Analysts downwardly revised their ratings on Intel Corporation (INTC), Vince Holding Corp (VNCE), and Spirit Airlines Incorporated (SAVE)
Analysts are weighing in today on blue chip Intel Corporation (NASDAQ:INTC), clothing concern Vince Holding Corp (NYSE:VNCE), and low-cost carrier Spirit Airlines Incorporated (NASDAQ:SAVE). Here's a quick roundup of today's bearish brokerage notes on INTC, VNCE, and SAVE.
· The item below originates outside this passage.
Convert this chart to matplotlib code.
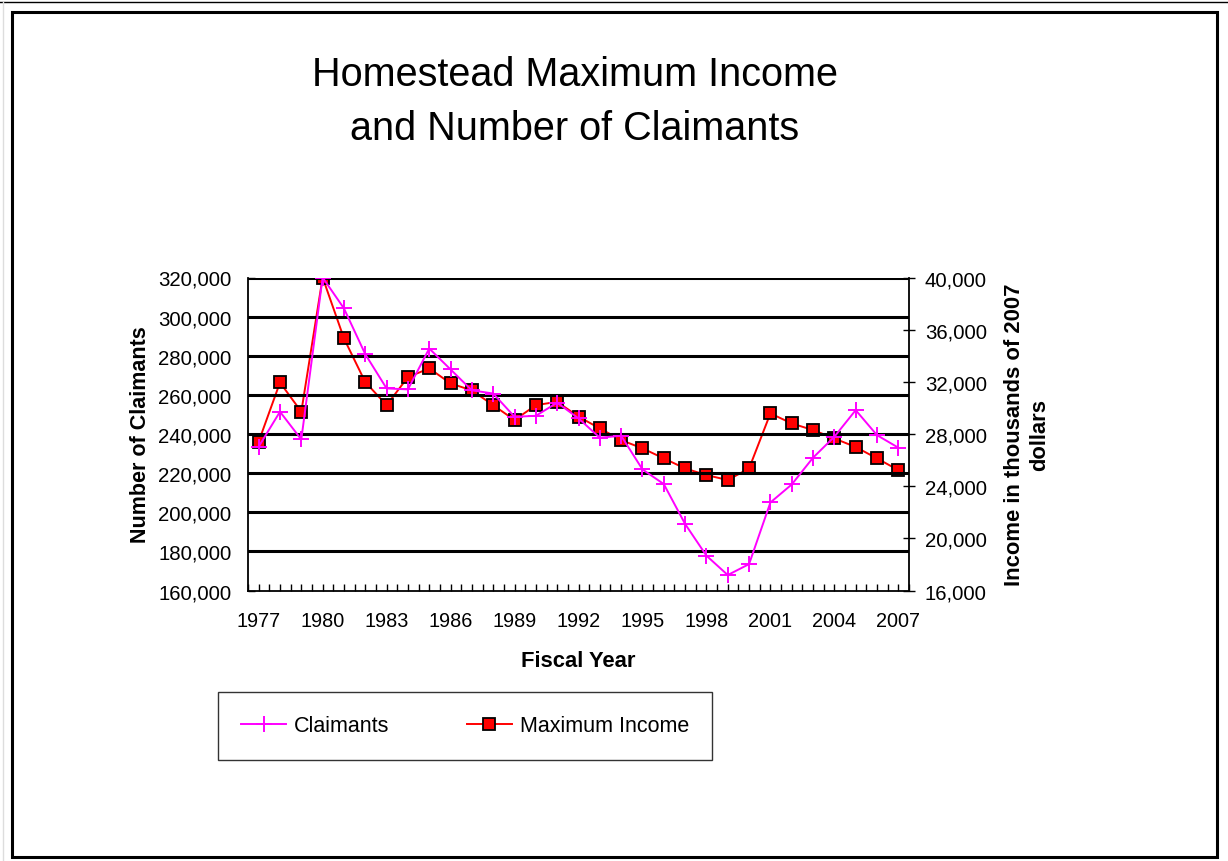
import matplotlib
matplotlib.use("Agg")
import matplotlib.pyplot as plt
from matplotlib.ticker import FuncFormatter, MultipleLocator
from matplotlib.patches import Rectangle
from matplotlib.lines import Line2D

plt.rcParams['font.family'] = ['Liberation Sans', 'DejaVu Sans']

years = list(range(1977, 2008))
claimants = [233500, 251400, 237200, 320000, 304200, 280800, 263300, 262800,
             283700, 273000, 262300, 260700, 248800, 249300, 256000, 248000,
             238100, 239100, 221900, 214400, 194000, 177800, 167900, 173500,
             205000, 214200, 227900, 238600, 252200, 239400, 233000]
max_income = [27410, 31950, 29710, 40000, 35330, 31980, 30210, 32360,
              33030, 31880, 31340, 30210, 29070, 30210, 30470, 29330,
              28430, 27530, 26900, 26130, 25360, 24850, 24470, 25360,
              29580, 28810, 28300, 27660, 27000, 26130, 25230]
left_ticks = list(range(160000, 320001, 20000))
right_ticks = list(range(16000, 40001, 4000))

W, H = 1228, 862
fig = plt.figure(figsize=(W / 100, H / 100), dpi=100)

# outer frame
fig.patches.append(Rectangle((12 / W, 1 - 858 / H), (1217 - 12) / W, (858 - 13) / H,
                             transform=fig.transFigure, fill=False, lw=2.2,
                             edgecolor='black'))
fig.lines.append(Line2D([0, 1], [1 - 2.5 / H, 1 - 2.5 / H], transform=fig.transFigure,
                        color='black', lw=1))
fig.lines.append(Line2D([2.5 / W, 2.5 / W], [0, 1 - 2.5 / H], transform=fig.transFigure,
                        color='#dddddd', lw=1))

left, right, top, bottom = 248, 909, 278.5, 591.5
ax = fig.add_axes([left / W, 1 - bottom / H, (right - left) / W, (bottom - top) / H])
x = list(range(len(years)))

ax.set_xlim(-0.5, len(years) - 0.5)
ax.set_ylim(160000, 320000)
ax.set_yticks(left_ticks)
ax.yaxis.set_major_formatter(FuncFormatter(lambda v, p: f"{int(v):,}"))
for yv in left_ticks[1:]:
    ax.axhline(yv, color='black', lw=2.2, zorder=1)

ax.set_xticks(x[::3])
ax.set_xticklabels([str(y) for y in years[::3]])
ax.xaxis.set_minor_locator(MultipleLocator(0.5))
ax.tick_params(axis='x', which='both', direction='in', length=5, width=1,
               labelsize=14.3, pad=15)
ax.tick_params(axis='y', direction='in', length=5, width=1, labelsize=14.7, pad=12)

for s in ['top', 'right']:
    ax.spines[s].set_visible(False)
for s in ['left', 'bottom']:
    ax.spines[s].set_linewidth(1.3)

l1, = ax.plot(x, claimants, color='#ff00ff', lw=1.4, marker='+', markersize=11,
              markeredgewidth=1.4, zorder=4, label='Claimants')

ax2 = ax.twinx()
ax2.set_ylim(16000, 40000)
ax2.set_yticks(right_ticks)
ax2.yaxis.set_major_formatter(FuncFormatter(lambda v, p: f"{int(v):,}"))
ax2.tick_params(axis='y', direction='inout', length=9, width=1, labelsize=14.7, pad=7)
for s in ['top', 'left', 'bottom']:
    ax2.spines[s].set_visible(False)
ax2.spines['right'].set_linewidth(1.3)
l2, = ax2.plot(x, max_income, color='#ff0000', lw=1.4, marker='s', markersize=8,
               markerfacecolor='#ff0000', markeredgecolor='black', markeredgewidth=1.3,
               zorder=5, label='Maximum Income')

ax.set_zorder(ax2.get_zorder() + 1)
ax.patch.set_visible(False)

ax.set_ylabel('Number of Claimants', fontsize=15.5, fontweight='bold', labelpad=5)
ax.set_xlabel('Fiscal Year', fontsize=15.8, fontweight='bold', labelpad=14)
ax2.set_ylabel('Income in thousands of 2007\ndollars', fontsize=15.8, fontweight='bold',
               labelpad=12, linespacing=1.3)

fig.text(575 / W, 1 - 102 / H, 'Homestead Maximum Income\nand Number of Claimants',
         ha='center', va='center', fontsize=28.5, linespacing=1.5)

leg = fig.legend(handles=[l1, l2], loc='center', bbox_to_anchor=(465 / W, 1 - 727 / H),
                 ncol=2, fontsize=15.5, frameon=True, fancybox=False, edgecolor='black',
                 borderpad=1.1, columnspacing=3.6, handlelength=2.1, handletextpad=0.35,
                 borderaxespad=0)
leg.get_frame().set_linewidth(1.0)

fig.savefig('out.png', dpi=100)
- INTC saw its rating cut to "underperform" from "market perform" at Bernstein. The stock has struggled in recent months, but has recently found a foothold atop its 120-week moving average, so it could be poised to bounce from its perch at $29.73. Any upward momentum could send bears fleeing, as negativity is at extreme levels. Intel Corporation's 10-day International Securities Exchange (ISE), Chicago Board Options Exchange (CBOE), and NASDAQ OMX PHLX (PHLX) put/call volume ratio stands at a 12-month peak of 2.84. Similarly, the equity's Schaeffer's put/call open interest ratio (SOIR) of 1.71 outstrips all comparable readings from the past year. That positive catalyst could come in the form of tomorrow night's earnings report, especially if INTC can repeat its performance from mid-April.
- VNCE is poised to plunge 18.2% at the open, following news that the company's CEO has resigned. Exacerbating the bearish bias is a trio of negative analyst notes -- specifically, William Blair downgraded the stock to "market perform" from "outperform" (citing questions about the firm's strategy and turnaround timetable), while Baird and J.P. Morgan Securities slashed their price targets to $13 and $9, respectively. Heading into the session, Vince Holding Corp is staring at a 54.2% year-to-date deficit, landing at $11.96 yesterday -- just above its all-time low of $11.28, touched earlier this month. Short sellers are counting on more downside, as almost 15% of the security's float is sold short -- representing more than a week's worth of trading, at typical daily volumes.
- SAVE lowered its outlook for the rest of the year, citing lower revenue due to weather-related cancellations and increased competition. No fewer than six brokerage firms responded by cutting their price targets -- the lowest of which came courtesy of Cowen, which slashed its target to $65 from $74. As such, Spirit Airlines Incorporated is set to tumble 6.7% at the open, which would add to its nearly 16% slide in 2015 -- as of Monday's close at $63.54. Should SAVE continue to struggle, it could fall victim to additional negative attention from the brokerage crowd. Eighty percent of analysts rate the stock a "strong buy," while its average 12-month price target of $89.20 stands at a more than 40% premium to current trading levels.